One shipment documented in the new report involved the oil tanker Prime Vwhich sailed from Sikka in India on November 28 of last year, and later offloaded Jet A-1 grade aviation fuel terminal in the port of Thilawa in Myanmar. The report identified a number of foreign firms involved in the transaction, including Reliance Industries Ltd of India, which owns the terminal from which Prime V departed; Sea Trade Marine, a Greek company, which is the beneficial owner of Prime V; and Japan’s P&I Club, which provided it with protection and indemnity insurance. The report also documented a similar separate shipment that left the Bangchak Oil Refinery in Bangkok Port in Thailand around October 8 and unloaded a cargo of jet fuel at Thilawa a week or so later. The report claimed that this shipment involved companies based in Thailand and Luxembourg.

The fuel terminal in Thilawa was previously operated by Puma Energy Aviation Sun Co. Ltd. (PEAS), which was largely owned by the global commodity trading giant Trafigura. Amnesty’s report from last year described Puma Energy as “the main foreign business involved in the handling, storage, and distribution of aviation fuel in Myanmar.”

Puma Energy announced last October it was withdrawing from Myanmar after selling its assets to a “locally owned private company,” which it said would ensure compliance with human rights standards. But the eventual buyer of the assets was a Myanmar-based firm called Shoon Energy, previously known as Asia Sun Aviation, several members of which have been sanctioned by the United Kingdom and European Union. Given the close relationship between Shoon Energy and the Myanmar military, Amnesty said that Puma’s assurance of human rights compliance was “essentially meaningless.”
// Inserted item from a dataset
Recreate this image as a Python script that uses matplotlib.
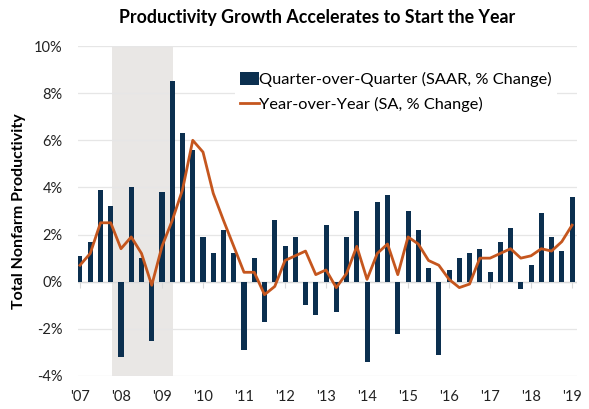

Compared to the large oil companies named in Amnesty’s report in November, the firms identified in the report are relatively marginal, and in some cases involved only tangentially in the supply chain, such as in the provision of insurance for fuel shipments. This speaks to the complexity of the global supply chains that connect Myanmar’s military to a constellation of outside suppliers, insurance brokers, sub-contractors, and maritime transport services, something that has both advantages and drawbacks for those seeking to choke off the military’s access to vital resources like fuel.

While the Tatmadaw’s reliance on international supply chains creates a potential pressure point for outside actors, especially powerful Western governments, unpicking this tangle of interdependencies can be both practically and politically difficult.